**Request**. Write out the material again exactly, please, and omit the pictures.

**Dataset content**.
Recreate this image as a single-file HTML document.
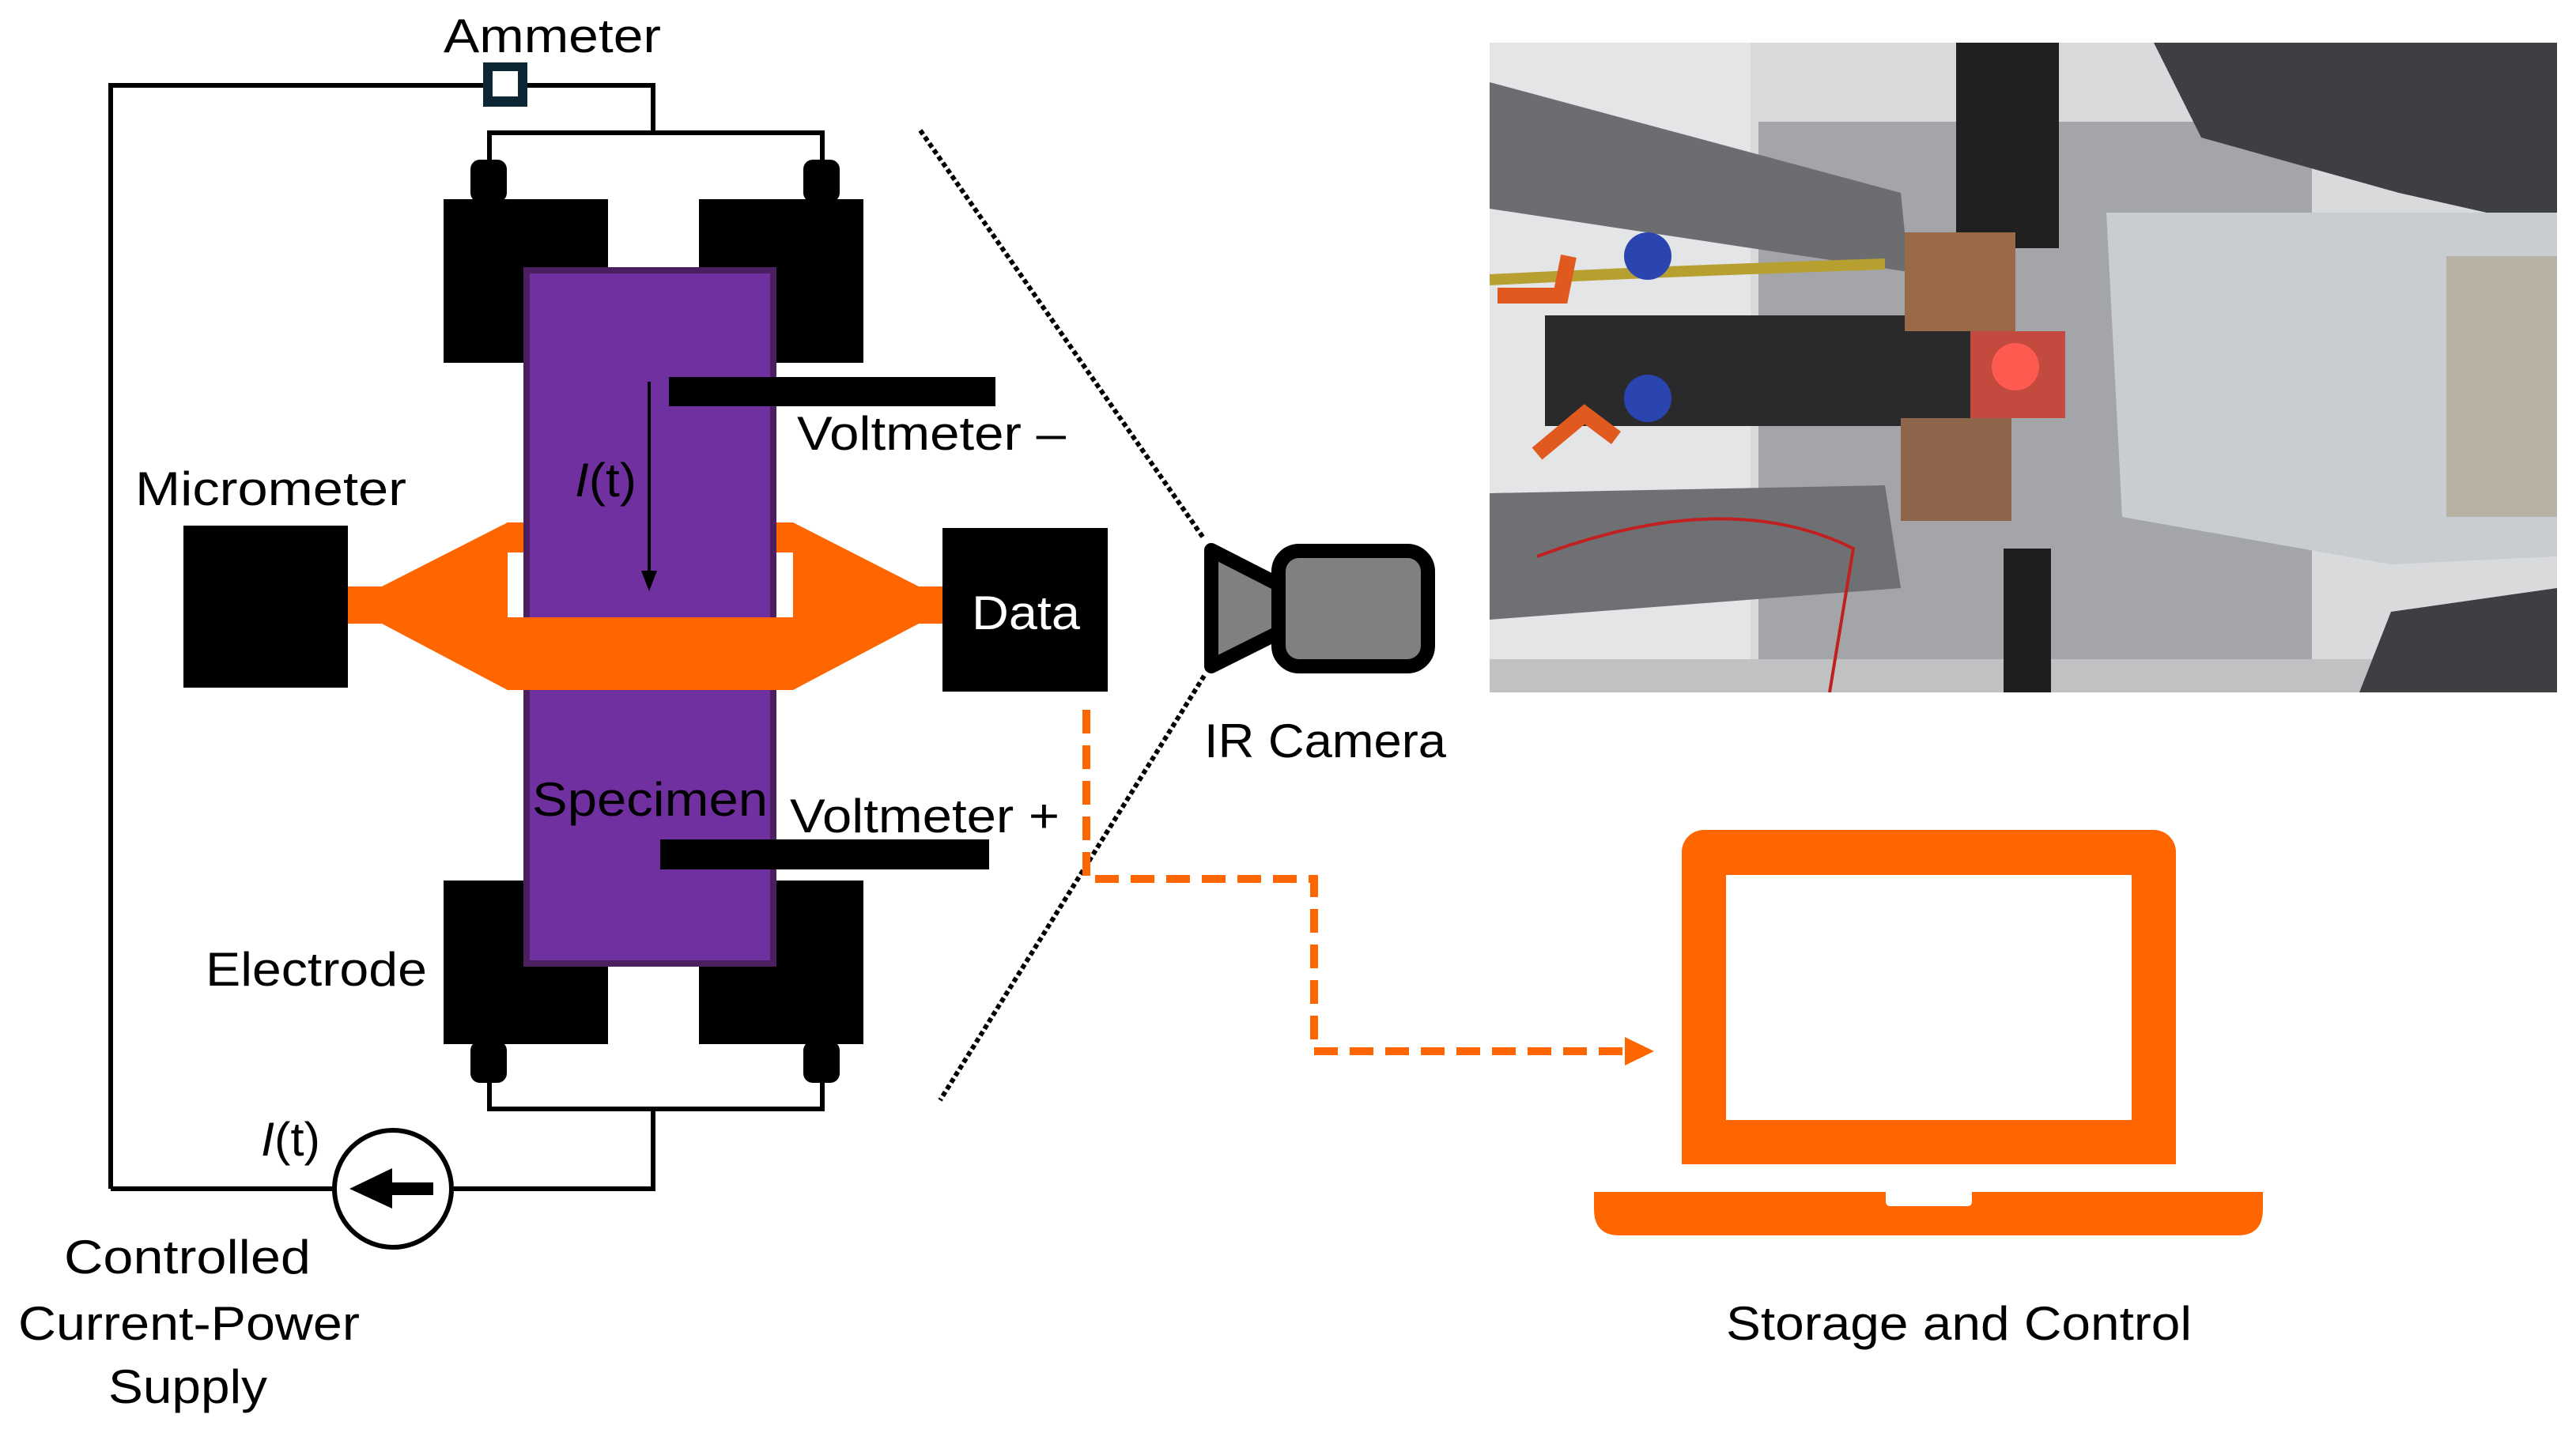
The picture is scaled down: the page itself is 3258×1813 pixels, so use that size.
<!DOCTYPE html>
<html><head><meta charset="utf-8"><style>
html,body{margin:0;padding:0;background:#fff}
svg{display:block}
text{font-family:"Liberation Sans",sans-serif;font-size:60px;fill:#000}
</style></head><body>
<svg width="3258" height="1813" viewBox="0 0 3258 1813" xmlns="http://www.w3.org/2000/svg">
<rect width="3258" height="1813" fill="#fff"/>
<!-- circuit wires -->
<g fill="none" stroke="#000" stroke-width="6">
<polyline points="140,1504 140,108 826,108 826,168"/>
<polyline points="619,252 619,168 1040,168 1040,252"/>
<polyline points="619,1321 619,1403 1040,1403 1040,1321"/>
<polyline points="826,1403 826,1504 572,1504"/>
<line x1="140" y1="1504" x2="422" y2="1504"/>
</g>
<!-- ammeter -->
<rect x="611" y="79" width="56" height="56" fill="#0c2733"/>
<rect x="623" y="90" width="32" height="32" fill="#fff"/>
<!-- terminals -->
<rect x="595" y="202" width="46" height="54" rx="12" fill="#000"/>
<rect x="1016" y="202" width="46" height="54" rx="12" fill="#000"/>
<rect x="595" y="1317" width="46" height="53" rx="12" fill="#000"/>
<rect x="1016" y="1317" width="46" height="53" rx="12" fill="#000"/>
<!-- electrodes -->
<rect x="561" y="252" width="208" height="207" fill="#000"/>
<rect x="884" y="252" width="208" height="207" fill="#000"/>
<rect x="561" y="1114" width="208" height="207" fill="#000"/>
<rect x="884" y="1114" width="208" height="207" fill="#000"/>
<!-- orange micrometer jaws -->
<polygon fill="#ff6600" points="440,742 483,742 642,661 1003,661 1162,742 1192,742 1192,789 1162,789 1003,873 642,873 483,789 440,789"/>
<rect x="642" y="699" width="23" height="82" fill="#fff"/>
<rect x="982" y="699" width="21" height="82" fill="#fff"/>
<!-- specimen -->
<rect x="666" y="342" width="312" height="877" fill="#7030a0" stroke="#4b1f60" stroke-width="8"/>
<rect x="642" y="781" width="361" height="92" fill="#ff6600"/>
<!-- voltmeter bars -->
<rect x="846" y="477" width="413" height="37" fill="#000"/>
<rect x="835" y="1062" width="416" height="38" fill="#000"/>
<!-- current arrow -->
<line x1="821" y1="483" x2="821" y2="725" stroke="#000" stroke-width="4"/>
<polygon points="811,722 831,722 821,748" fill="#000"/>
<!-- boxes -->
<rect x="232" y="665" width="208" height="205" fill="#000"/>
<rect x="1192" y="668" width="209" height="207" fill="#000"/>
<!-- power supply -->
<circle cx="497" cy="1504" r="74" fill="#fff" stroke="#000" stroke-width="6"/>
<polygon points="442,1504 496,1478 496,1496 548,1496 548,1512 496,1512 496,1529" fill="#000"/>
<!-- dotted lines -->
<g stroke="#000" stroke-width="6" stroke-dasharray="6 4" fill="none">
<line x1="1164" y1="165" x2="1523" y2="682"/>
<line x1="1523" y1="855" x2="1189" y2="1392"/>
</g>
<!-- camera -->
<polygon points="1532,696 1626,744 1626,796 1532,843" fill="#808080" stroke="#000" stroke-width="18" stroke-linejoin="round"/>
<rect x="1617" y="697" width="189" height="146" rx="26" fill="#808080" stroke="#000" stroke-width="18"/>
<!-- orange dashed connector -->
<polyline points="1374,898 1374,1112 1662,1112 1662,1330 2052,1330" fill="none" stroke="#ff6600" stroke-width="10" stroke-dasharray="30 15"/>
<polygon points="2055,1312 2092,1330 2055,1348" fill="#ff6600"/>
<!-- laptop -->
<rect x="2127" y="1050" width="625" height="423" rx="28" fill="#ff6600"/>
<rect x="2127" y="1440" width="625" height="33" fill="#ff6600"/>
<rect x="2183" y="1107" width="513" height="310" fill="#fff"/>
<path d="M2016,1508 H2862 V1530 Q2862,1563 2830,1563 H2048 Q2016,1563 2016,1530 Z" fill="#ff6600"/>
<path d="M2385,1508 H2494 V1520 Q2494,1526 2488,1526 H2391 Q2385,1526 2385,1520 Z" fill="#fff"/>
<!-- photo -->
<svg x="1884" y="54" width="1350" height="822" viewBox="0 0 1350 822">
<rect width="1350" height="822" fill="#d9dadc"/>
<rect x="0" y="0" width="330" height="822" fill="#e4e5e7"/>
<rect x="340" y="100" width="700" height="722" fill="#a4a5a8"/>
<polygon points="0,50 520,190 530,290 0,210" fill="#6b6d70"/>
<polygon points="0,570 500,560 520,690 0,730" fill="#6e7073"/>
<rect x="0" y="780" width="1350" height="42" fill="#c0c1c3"/>
<polygon points="840,0 1350,0 1350,235 1150,190 900,120" fill="#3d3f43"/>
<polygon points="1140,720 1350,690 1350,822 1100,822" fill="#3d3f43"/>
<rect x="590" y="0" width="130" height="260" fill="#202020"/>
<rect x="650" y="640" width="60" height="182" fill="#1e1e1e"/>
<rect x="70" y="345" width="540" height="140" fill="#2a2a2c"/>
<rect x="525" y="240" width="140" height="125" fill="#9a6a48"/>
<rect x="520" y="475" width="140" height="130" fill="#8e644a"/>
<rect x="608" y="365" width="120" height="110" fill="#c24a3e"/>
<circle cx="665" cy="410" r="30" fill="#ff5a50"/>
<polygon points="780,215 1350,215 1350,650 1140,660 800,600" fill="#c9ccd1"/>
<rect x="1210" y="270" width="140" height="330" fill="#b8b2a4"/>
<path d="M0,300 Q200,290 500,280" stroke="#b8a030" stroke-width="14" fill="none"/>
<path d="M10,320 L90,320 100,270" stroke="#e05a20" stroke-width="20" fill="none"/>
<path d="M60,520 L120,470 160,500" stroke="#e05a20" stroke-width="20" fill="none"/>
<circle cx="200" cy="270" r="30" fill="#2a45b0"/>
<circle cx="200" cy="450" r="30" fill="#2a45b0"/>
<path d="M60,650 Q300,560 460,640 L430,822" stroke="#c02020" stroke-width="4" fill="none"/>
</svg>
<!-- labels -->
<text x="561" y="66" textLength="275" lengthAdjust="spacingAndGlyphs">Ammeter</text>
<text x="1008" y="569" textLength="340" lengthAdjust="spacingAndGlyphs">Voltmeter –</text>
<text x="727" y="628" textLength="78" lengthAdjust="spacingAndGlyphs"><tspan font-style="italic">I</tspan>(t)</text>
<text x="171" y="639" textLength="343" lengthAdjust="spacingAndGlyphs">Micrometer</text>
<text x="1229" y="796" textLength="137" lengthAdjust="spacingAndGlyphs" style="fill:#fff">Data</text>
<text x="1523" y="958" textLength="306" lengthAdjust="spacingAndGlyphs">IR Camera</text>
<text x="673" y="1032" textLength="298" lengthAdjust="spacingAndGlyphs">Specimen</text>
<text x="999" y="1053" textLength="341" lengthAdjust="spacingAndGlyphs">Voltmeter +</text>
<text x="260" y="1247" textLength="280" lengthAdjust="spacingAndGlyphs">Electrode</text>
<text x="330" y="1462" textLength="75" lengthAdjust="spacingAndGlyphs"><tspan font-style="italic">I</tspan>(t)</text>
<text x="81" y="1611" textLength="312" lengthAdjust="spacingAndGlyphs">Controlled</text>
<text x="23" y="1695" textLength="432" lengthAdjust="spacingAndGlyphs">Current-Power</text>
<text x="137" y="1775" textLength="201" lengthAdjust="spacingAndGlyphs">Supply</text>
<text x="2183" y="1695" textLength="589" lengthAdjust="spacingAndGlyphs">Storage and Control</text>
</svg>
</body></html>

**Response to the task**.
Recreate this image as a single-file HTML document.
The picture is scaled down: the page itself is 3258×1813 pixels, so use that size.
<!DOCTYPE html>
<html><head><meta charset="utf-8"><style>
html,body{margin:0;padding:0;background:#fff}
svg{display:block}
text{font-family:"Liberation Sans",sans-serif;font-size:60px;fill:#000}
</style></head><body>
<svg width="3258" height="1813" viewBox="0 0 3258 1813" xmlns="http://www.w3.org/2000/svg">
<rect width="3258" height="1813" fill="#fff"/>
<!-- circuit wires -->
<g fill="none" stroke="#000" stroke-width="6">
<polyline points="140,1504 140,108 826,108 826,168"/>
<polyline points="619,252 619,168 1040,168 1040,252"/>
<polyline points="619,1321 619,1403 1040,1403 1040,1321"/>
<polyline points="826,1403 826,1504 572,1504"/>
<line x1="140" y1="1504" x2="422" y2="1504"/>
</g>
<!-- ammeter -->
<rect x="611" y="79" width="56" height="56" fill="#0c2733"/>
<rect x="623" y="90" width="32" height="32" fill="#fff"/>
<!-- terminals -->
<rect x="595" y="202" width="46" height="54" rx="12" fill="#000"/>
<rect x="1016" y="202" width="46" height="54" rx="12" fill="#000"/>
<rect x="595" y="1317" width="46" height="53" rx="12" fill="#000"/>
<rect x="1016" y="1317" width="46" height="53" rx="12" fill="#000"/>
<!-- electrodes -->
<rect x="561" y="252" width="208" height="207" fill="#000"/>
<rect x="884" y="252" width="208" height="207" fill="#000"/>
<rect x="561" y="1114" width="208" height="207" fill="#000"/>
<rect x="884" y="1114" width="208" height="207" fill="#000"/>
<!-- orange micrometer jaws -->
<polygon fill="#ff6600" points="440,742 483,742 642,661 1003,661 1162,742 1192,742 1192,789 1162,789 1003,873 642,873 483,789 440,789"/>
<rect x="642" y="699" width="23" height="82" fill="#fff"/>
<rect x="982" y="699" width="21" height="82" fill="#fff"/>
<!-- specimen -->
<rect x="666" y="342" width="312" height="877" fill="#7030a0" stroke="#4b1f60" stroke-width="8"/>
<rect x="642" y="781" width="361" height="92" fill="#ff6600"/>
<!-- voltmeter bars -->
<rect x="846" y="477" width="413" height="37" fill="#000"/>
<rect x="835" y="1062" width="416" height="38" fill="#000"/>
<!-- current arrow -->
<line x1="821" y1="483" x2="821" y2="725" stroke="#000" stroke-width="4"/>
<polygon points="811,722 831,722 821,748" fill="#000"/>
<!-- boxes -->
<rect x="232" y="665" width="208" height="205" fill="#000"/>
<rect x="1192" y="668" width="209" height="207" fill="#000"/>
<!-- power supply -->
<circle cx="497" cy="1504" r="74" fill="#fff" stroke="#000" stroke-width="6"/>
<polygon points="442,1504 496,1478 496,1496 548,1496 548,1512 496,1512 496,1529" fill="#000"/>
<!-- dotted lines -->
<g stroke="#000" stroke-width="6" stroke-dasharray="6 4" fill="none">
<line x1="1164" y1="165" x2="1523" y2="682"/>
<line x1="1523" y1="855" x2="1189" y2="1392"/>
</g>
<!-- camera -->
<polygon points="1532,696 1626,744 1626,796 1532,843" fill="#808080" stroke="#000" stroke-width="18" stroke-linejoin="round"/>
<rect x="1617" y="697" width="189" height="146" rx="26" fill="#808080" stroke="#000" stroke-width="18"/>
<!-- orange dashed connector -->
<polyline points="1374,898 1374,1112 1662,1112 1662,1330 2052,1330" fill="none" stroke="#ff6600" stroke-width="10" stroke-dasharray="30 15"/>
<polygon points="2055,1312 2092,1330 2055,1348" fill="#ff6600"/>
<!-- laptop -->
<rect x="2127" y="1050" width="625" height="423" rx="28" fill="#ff6600"/>
<rect x="2127" y="1440" width="625" height="33" fill="#ff6600"/>
<rect x="2183" y="1107" width="513" height="310" fill="#fff"/>
<path d="M2016,1508 H2862 V1530 Q2862,1563 2830,1563 H2048 Q2016,1563 2016,1530 Z" fill="#ff6600"/>
<path d="M2385,1508 H2494 V1520 Q2494,1526 2488,1526 H2391 Q2385,1526 2385,1520 Z" fill="#fff"/>
<!-- photo -->
<svg x="1884" y="54" width="1350" height="822" viewBox="0 0 1350 822">
<rect width="1350" height="822" fill="#d9dadc"/>
<rect x="0" y="0" width="330" height="822" fill="#e4e5e7"/>
<rect x="340" y="100" width="700" height="722" fill="#a4a5a8"/>
<polygon points="0,50 520,190 530,290 0,210" fill="#6b6d70"/>
<polygon points="0,570 500,560 520,690 0,730" fill="#6e7073"/>
<rect x="0" y="780" width="1350" height="42" fill="#c0c1c3"/>
<polygon points="840,0 1350,0 1350,235 1150,190 900,120" fill="#3d3f43"/>
<polygon points="1140,720 1350,690 1350,822 1100,822" fill="#3d3f43"/>
<rect x="590" y="0" width="130" height="260" fill="#202020"/>
<rect x="650" y="640" width="60" height="182" fill="#1e1e1e"/>
<rect x="70" y="345" width="540" height="140" fill="#2a2a2c"/>
<rect x="525" y="240" width="140" height="125" fill="#9a6a48"/>
<rect x="520" y="475" width="140" height="130" fill="#8e644a"/>
<rect x="608" y="365" width="120" height="110" fill="#c24a3e"/>
<circle cx="665" cy="410" r="30" fill="#ff5a50"/>
<polygon points="780,215 1350,215 1350,650 1140,660 800,600" fill="#c9ccd1"/>
<rect x="1210" y="270" width="140" height="330" fill="#b8b2a4"/>
<path d="M0,300 Q200,290 500,280" stroke="#b8a030" stroke-width="14" fill="none"/>
<path d="M10,320 L90,320 100,270" stroke="#e05a20" stroke-width="20" fill="none"/>
<path d="M60,520 L120,470 160,500" stroke="#e05a20" stroke-width="20" fill="none"/>
<circle cx="200" cy="270" r="30" fill="#2a45b0"/>
<circle cx="200" cy="450" r="30" fill="#2a45b0"/>
<path d="M60,650 Q300,560 460,640 L430,822" stroke="#c02020" stroke-width="4" fill="none"/>
</svg>
<!-- labels -->
<text x="561" y="66" textLength="275" lengthAdjust="spacingAndGlyphs">Ammeter</text>
<text x="1008" y="569" textLength="340" lengthAdjust="spacingAndGlyphs">Voltmeter –</text>
<text x="727" y="628" textLength="78" lengthAdjust="spacingAndGlyphs"><tspan font-style="italic">I</tspan>(t)</text>
<text x="171" y="639" textLength="343" lengthAdjust="spacingAndGlyphs">Micrometer</text>
<text x="1229" y="796" textLength="137" lengthAdjust="spacingAndGlyphs" style="fill:#fff">Data</text>
<text x="1523" y="958" textLength="306" lengthAdjust="spacingAndGlyphs">IR Camera</text>
<text x="673" y="1032" textLength="298" lengthAdjust="spacingAndGlyphs">Specimen</text>
<text x="999" y="1053" textLength="341" lengthAdjust="spacingAndGlyphs">Voltmeter +</text>
<text x="260" y="1247" textLength="280" lengthAdjust="spacingAndGlyphs">Electrode</text>
<text x="330" y="1462" textLength="75" lengthAdjust="spacingAndGlyphs"><tspan font-style="italic">I</tspan>(t)</text>
<text x="81" y="1611" textLength="312" lengthAdjust="spacingAndGlyphs">Controlled</text>
<text x="23" y="1695" textLength="432" lengthAdjust="spacingAndGlyphs">Current-Power</text>
<text x="137" y="1775" textLength="201" lengthAdjust="spacingAndGlyphs">Supply</text>
<text x="2183" y="1695" textLength="589" lengthAdjust="spacingAndGlyphs">Storage and Control</text>
</svg>
</body></html>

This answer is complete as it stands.